Personal information
- Born: August 7, 1980 (age 45) Kent, Washington, U.S.
- Listed height: 6 ft 4 in (1.93 m)
- Listed weight: 255 lb (116 kg)

Career information
- Positions: Linebacker, defensive end (No. 99, 93, 90)
- High school: Kentridge (Kent, Washington)
- College: CCSF (2000) Washington (2001–2003)
- NFL draft: 2003: undrafted

Career history

Playing
- San Francisco 49ers (2003)*; Calgary Stampeders (2003); Ottawa Renegades (2004–2005); Montreal Alouettes (2006–2008); Winnipeg Blue Bombers (2008); Edmonton Eskimos (2009–2010); San Jose SaberCats (2011);
- * Offseason and/or practice squad member only

Coaching
- Washington (2013) Assistant defensive line coach; Culver–Stockton (2014) Defensive line coach; West Hills Coaliga (2015–2016) Defensive coordinator & linebackers coach; Briar Cliff (2017) Assistant head coach & defensive coordinator; Adams State (2018–2021) Defensive line coach; Adams State (2022) Assistant head coach, defensive coordinator, & defensive line coach; Adams State (2023) Assistant head coach, defensive coordinator, & linebackers coach; Ottawa Redblacks (2025) Defensive line coach;

Awards and highlights
- Second-team All-Pac-10 (2002);

= Kai Ellis =

American gridiron football player (born 1980)
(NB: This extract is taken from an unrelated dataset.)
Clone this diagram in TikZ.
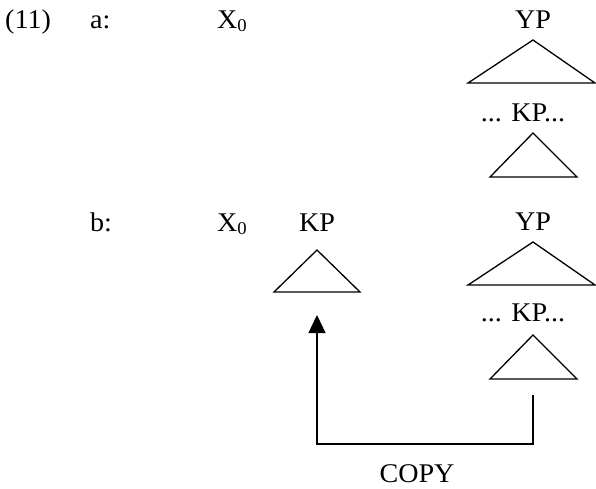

Kai Ellis (born August 7, 1980) is an American professional football coach. He most recently served as the defensive line coach for the Ottawa Redblacks of the Canadian Football League (CFL). He is a former defensive end who played for eight seasons in the CFL for the Calgary Stampeders, Ottawa Renegades, Montreal Alouettes, and Edmonton Eskimos. He was signed by the San Francisco 49ers as an undrafted free agent in 2003. He played collegiately at Washington.

==Coaching career==
On January 31, 2025, it was announced that Ellis had joined the coaching staff of the Ottawa Redblacks as the team's defensive line coach. He served in that capacity for one season, but was not retained for 2026 following the hire of Ryan Dinwiddie as head coach.